09 January 2005

Freeze!

I'm not a big fan of winter, so when I'm asked to share a humorous story about it, I have to dig a little deeper than normal.  Winter for me as a kid was watching out for all the different places that I could tell dogs had visited.  I always feared that I would slip on a patch of ice and fall into something "yellow."

There's a reason for that fear that is not winter-related, and will NOT be shared here.

Anyway, I can recall two separate incidents when things froze, one painful, one humorous.  The coldest night ever in Chicago was in January of 1985, I believe (I know that I was in high school).  So of course on that night, with the temperature approaching -30 I decided to go to a concert with a couple of friends of mine at the Rosemont Horizon, about thirty minutes away from my house.  I believe it was a double headliner, REO Speedwagon and another band that I can't remember now.  What I can remember is offering to drop my friends off at the door while I parked the car, thinking that the walk across the lot to the arena wouldn't be a big deal.  I was so wrong.  I had a hat on, yet by the time I got inside, my ears were stiff.  It was unbelievably cold crossing that lot, and then once the show started and my ears thawed, it felt like they were on fire.  I spent the entire show in tremendous pain.  And of course, after it was over, when we had to go back out to the car, I did it again.

That was painful, here's funny:

About ten years ago I was coming home from work in the middle of the night on a very cold winter night.  I had bought a few things at the grocery store on the way home, and as I grabbed the bags out of the car, I did what I always do when I need both hands, I put the keys in my mouth and let the keychain dangle from my teeth.

Only this time I put the keys on my tongue.

I knew as soon as I did it that I had made a big mistake.  They froze to it immediately.  My first instinct was to rip them off, but thankfully I rejected it.  I walked across the back yard to the house (I was still living at home) and found that everyone inside was asleep, which was good, because no one would see what I had done.  Unfortunately this also meant that the door was locked, and my key to unlock it was on the chain that was currently dangling from my mouth.

Somehow, in the dark, with a key firmly attached to my tongue and a chain of other keys hanging out of my mouth, I was able to maneuver the right key to the door and unlock it.  If you've never tried to unlock a door with a key frozen to your tongue, I suggest you try it.  Once inside the house I went into the bathroom, filled a dixie cup with warm water, and slowly poured it onto my tongue until the key came loose.  That hurt as well, but I was laughing too hard to feel much pain.

I have always been proud of myself for getting out of that jam without ripping half of the flesh off my tongue, and for keeping it a secret from the rest of my family, for if this had happened during normal waking hours I would still be hearing about from them.  I will now anyway, since I have outed myself.

Now everyone knows why I don't laugh as hard as everyone else during that scene in "A Christmas Story" when the kid licks the metal.

Extra Credit: The non-Christmas song that reminds me most of winter is U2's "A Sort of Homecoming."

Aha!  And the other band was Survivor.

3 comments:

Anonymous said...

This is too, too funny.  I can just see you at the doorknob trying to manipulate the keys with one stuck to your tongue.

Anonymous said...

Keys...cold...tongue...ex-wife.
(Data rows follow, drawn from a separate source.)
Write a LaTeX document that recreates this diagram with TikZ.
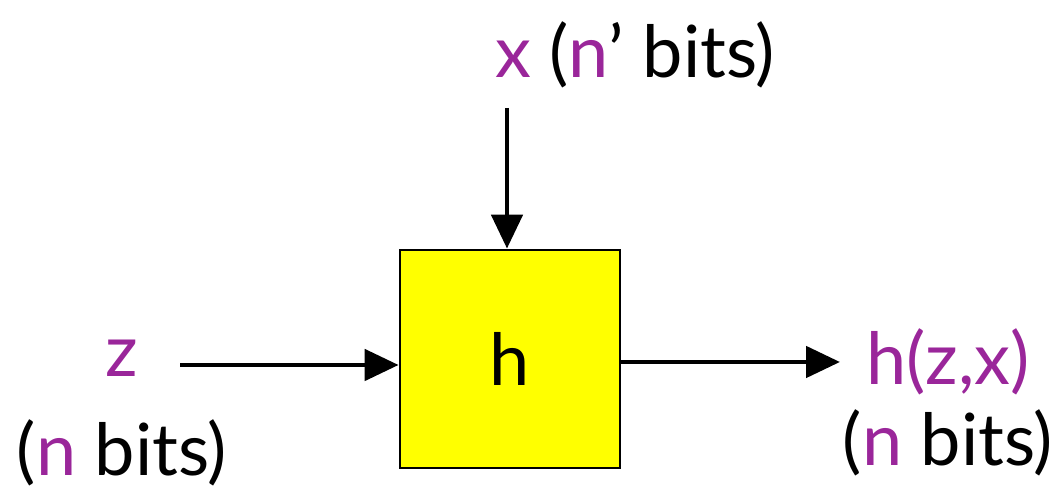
\documentclass[tikz,border=0pt]{standalone}
\usepackage{fontspec}
\setmainfont{Lato}
\usepackage{tikz}
\usetikzlibrary{arrows.meta,positioning}
\definecolor{bitpurple}{RGB}{154,38,154}
\definecolor{boxyellow}{RGB}{255,255,0}
\newcommand{\pv}[1]{\textcolor{bitpurple}{#1}}

\begin{document}
\begin{tikzpicture}[font=\fontsize{41}{46}\selectfont,
    hbox/.style={draw,line width=1.6pt,fill=boxyellow,minimum width=4.4cm,minimum height=4.36cm},
    flow/.style={-{Triangle[length=0.68cm,width=0.62cm]},line width=2.8pt}]
        \useasboundingbox (0,0) rectangle (21.26,9.82);
        \node[hbox] (hash) at (10.2,2.64) {h};
        \node (xin) at (12.7,8.72) {\pv{x} (\pv{n}’ bits)};
        \coordinate (xstart) at (10.14,7.66);
        \node (zin) at (2.44,2.66) {\pv{z}};
        \node[below = 0.62cm of zin] (zbits) {(\pv{n} bits)};
        \node (hout) at (18.96,2.58) {\pv{h(z,x)}};
        \node[below = 0.05cm of hout] (houtbits) {(\pv{n} bits)};
        \draw [flow] (xstart) -- (xstart |- hash.north);
        \draw [flow] (3.6,2.52) -- (hash.west |- 0,2.52);
        \draw [flow] (hash.east |- 0,2.58) -- (16.8,2.58);
      \end{tikzpicture}
\end{document}
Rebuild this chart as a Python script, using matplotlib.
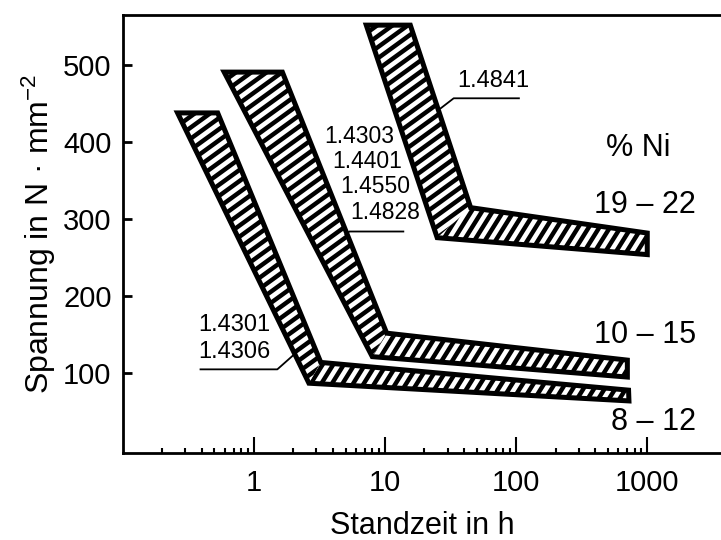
import numpy as np
import matplotlib
matplotlib.use("Agg")
import matplotlib.pyplot as plt
from matplotlib import font_manager
from matplotlib.patches import Polygon
from matplotlib.collections import LineCollection
from matplotlib.ticker import FixedLocator, NullFormatter

# band outlines: top-left, top-right, knee upper, end upper, end lower, knee lower
band_8_12_x = [0.262, 0.53, 3.24, 720, 725, 2.63]
band_8_12_y = [438, 438, 114, 78, 64, 87]
band_10_15_x = [0.594, 1.65, 10.3, 705, 705, 8.0]
band_10_15_y = [491, 491, 152, 117, 95, 121.5]
band_19_22_x = [7.2, 15.6, 45, 1000, 1000, 25]
band_19_22_y = [552, 552, 315, 282, 254, 276]

bands = [(band_8_12_x, band_8_12_y),
         (band_10_15_x, band_10_15_y),
         (band_19_22_x, band_19_22_y)]

ni_labels = ["19 \u2013 22", "10 \u2013 15", "8 \u2013 12"]
ni_label_y = [318, 150, 37]

steel_1 = ["1.4301", "1.4306"]
steel_1_y = [162, 128]
steel_2 = ["1.4303", "1.4401", "1.4550", "1.4828"]
steel_2_x = [3.45, 3.95, 4.55, 5.4]
steel_2_y = [408, 375, 342, 309]

x_ticks = [1, 10, 100, 1000]
y_ticks = [100, 200, 300, 400, 500]

names = {f.name for f in font_manager.fontManager.ttflist}
family = "Liberation Sans Narrow" if "Liberation Sans Narrow" in names else "Liberation Sans"
plt.rcParams["font.family"] = [family, "DejaVu Sans"]
plt.rcParams["mathtext.fontset"] = "custom"
plt.rcParams["mathtext.rm"] = family
plt.rcParams["mathtext.it"] = family

fig = plt.figure(figsize=(7.21, 5.40), dpi=100)
ax = fig.add_axes([0.1702, 0.162, 0.8298, 0.810])
ax.set_xscale("log")
ax.set_xlim(0.1, 3650)
ax.set_ylim(-3, 565)

W = fig.get_figwidth() * fig.dpi * 0.8298
H = fig.get_figheight() * fig.dpi * 0.810


def stripes(angle, pitch=9.0):
    # parallel lines in pixel space, expressed in axes fraction
    t = np.radians(angle)
    d = np.array([np.cos(t), np.sin(t)])
    n = np.array([-np.sin(t), np.cos(t)])
    L = np.hypot(W, H)
    c0 = np.array([W / 2, H / 2])
    segs = []
    for s in np.arange(-L, L, pitch):
        c = c0 + s * n
        p1 = (c - L * d) / [W, H]
        p2 = (c + L * d) / [W, H]
        segs.append([p1, p2])
    return segs


for bx, by in bands:
    pts = list(zip(bx, by))
    parts = [([pts[0], pts[1], pts[2], pts[5]], 36),
             ([pts[5], pts[2], pts[3], pts[4]], 58)]
    for quad, ang in parts:
        patch = Polygon(quad, closed=True, facecolor="white", edgecolor="none", zorder=2)
        ax.add_patch(patch)
        lc = LineCollection(stripes(ang), colors="black", linewidths=3.2,
                            transform=ax.transAxes, zorder=3)
        ax.add_collection(lc)
        lc.set_clip_path(patch)
    outline = Polygon(pts, closed=True, facecolor="none", edgecolor="black",
                      linewidth=3.6, joinstyle="miter", zorder=4)
    ax.add_patch(outline)

# labels on the right
ax.text(482, 392, "% Ni", ha="left", va="center", fontsize=22)
for lab, yy in zip(ni_labels, ni_label_y):
    ax.text(2340, yy, lab, ha="right", va="center", fontsize=22)

# steel grade labels with leader lines
ax.text(35.6, 479, "1.4841", ha="left", va="center", fontsize=17)
ax.plot([26.6, 33.4, 105], [444, 457, 457], color="black", lw=1.3, zorder=5)

for lab, xx, yy in zip(steel_2, steel_2_x, steel_2_y):
    ax.text(xx, yy, lab, ha="left", va="center", fontsize=16.5)
ax.plot([5.0, 5.35, 13.8], [280, 284, 284], color="black", lw=1.3, zorder=5)

for lab, yy in zip(steel_1, steel_1_y):
    ax.text(0.379, yy, lab, ha="left", va="center", fontsize=17)
ax.plot([0.392, 1.51, 2.08], [105, 105, 126], color="black", lw=1.3, zorder=5)

# axes styling
for side in ["left", "bottom", "top"]:
    ax.spines[side].set_linewidth(2.0)
ax.spines["right"].set_visible(False)

ax.xaxis.set_major_locator(FixedLocator(x_ticks))
ax.set_xticklabels([str(v) for v in x_ticks])
minors = [k * 10.0 ** d for d in range(-1, 3) for k in range(2, 10)]
ax.xaxis.set_minor_locator(FixedLocator(minors))
ax.xaxis.set_minor_formatter(NullFormatter())
ax.set_yticks(y_ticks)

ax.tick_params(axis="x", which="major", direction="in", length=11.5, width=1.5,
               labelsize=21, pad=12, top=False)
ax.tick_params(axis="x", which="minor", direction="in", length=3.8, width=1.5, top=False)
ax.tick_params(axis="y", which="major", direction="in", length=6.7, width=2.0,
               labelsize=21, pad=8, right=False)

ax.set_xlabel("Standzeit in h", fontsize=22, labelpad=10)
ax.set_ylabel("Spannung in N \u00b7 mm$^{-2}$", fontsize=23, labelpad=4)

fig.savefig("out.png", dpi=100)
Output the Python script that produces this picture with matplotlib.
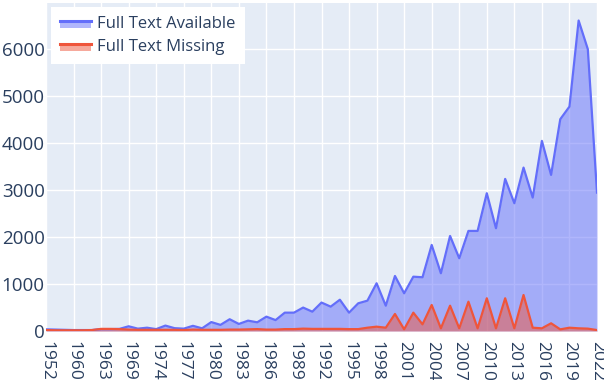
import matplotlib.pyplot as plt
import numpy as np
from matplotlib.legend_handler import HandlerBase
from matplotlib.lines import Line2D
from matplotlib.patches import Rectangle

plt.rcParams['font.family'] = ['Open Sans', 'DejaVu Sans']

years = [1952, 1955, 1957, 1960, 1961, 1962, 1963, 1965, 1967, 1969, 1971, 1972] + list(range(1974, 2023))

available = [35, 30, 25, 20, 20, 20, 40, 40, 45, 100, 50, 70,
             40, 115, 60, 50, 110, 57, 190, 130, 250, 150, 220, 185,
             305, 232, 390, 390, 498, 411, 605, 518, 665, 390, 589, 645,
             1015, 538, 1170, 802, 1155, 1143, 1830, 1228, 2021, 1547, 2128, 2128,
             2930, 2185, 3234, 2717, 3475, 2837, 4043, 3319, 4504, 4772, 6602, 5994,
             2943]

missing = [20, 15, 15, 15, 15, 20, 45, 45, 40, 30, 25, 25,
           25, 25, 25, 20, 30, 25, 25, 25, 30, 30, 35, 40,
           30, 30, 40, 40, 50, 45, 45, 45, 45, 40, 40, 70,
           92, 70, 362, 36, 390, 142, 553, 57, 538, 57, 623, 57,
           696, 57, 696, 57, 766, 70, 57, 164, 35, 70, 57, 50,
           20]

series = [("Full Text Available", available, "#636efa"),
          ("Full Text Missing", missing, "#EF553B")]

text_color = "#2a3f5f"


class AreaHandler(HandlerBase):
    def create_artists(self, legend, orig_handle, xdescent, ydescent, width, height, fontsize, trans):
        color = orig_handle.get_color()
        y0 = -ydescent
        rect = Rectangle((-xdescent, y0 + height * 0.05), width, height * 0.6,
                         facecolor=color, alpha=0.5, edgecolor="none", transform=trans)
        line = Line2D([-xdescent, -xdescent + width], [y0 + height * 0.65] * 2,
                      color=color, lw=2.2, transform=trans)
        return [rect, line]


fig = plt.figure(figsize=(6.04, 3.8), dpi=100)
ax = fig.add_axes([46 / 604, 49 / 380, 551 / 604, 328 / 380])
ax.set_facecolor("#E5ECF6")

x = np.arange(len(years))
handles = []
for name, vals, color in series:
    ax.fill_between(x, 0, vals, color=color, alpha=0.5, linewidth=0)
    h, = ax.plot(x, vals, color=color, lw=1.6, label=name)
    handles.append(h)

ax.set_xlim(0, len(years) - 1)
ax.set_ylim(0, 6975)
ax.set_xticks(x[::3])
ax.set_xticklabels([str(y) for y in years[::3]], rotation=-90, va="top", ha="center")
ax.set_yticks(np.arange(0, 7000, 1000))

ax.grid(True, color="white", lw=1)
ax.set_axisbelow(True)
for s in ax.spines.values():
    s.set_visible(False)
ax.tick_params(length=0, colors=text_color)
ax.tick_params(axis="y", pad=1, labelsize=13.5)
ax.tick_params(axis="x", pad=7, labelsize=12.5)

leg = ax.legend(handles=handles, handler_map={Line2D: AreaHandler()},
                loc="upper left", bbox_to_anchor=(0.009, 0.988), borderaxespad=0,
                fontsize=12, frameon=True, fancybox=False, framealpha=1,
                facecolor="white", edgecolor="none", handlelength=1.85,
                handletextpad=0.36, labelspacing=0.42, borderpad=0.55)
for t in leg.get_texts():
    t.set_color(text_color)

fig.savefig("out.png", dpi=100)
I can't bring myself to say it.

Anonymous said...

Hi,

This is very funny now, but I know it was not funny at the time it happened.  Yes, I remember how cold it was that winter.  I was bartending during that time period and I didn't live too far from my job.  I was working and living close to downtown.

It is so easy to put something in your mouth without thinking about the consequences.  I am just glad that you were able to get the key in the door and turn it and get in the house.  Tell us how long that whole procedure took you.  Bet pretty long.  You did better than me.  I would have panicked and made a fool out of myself.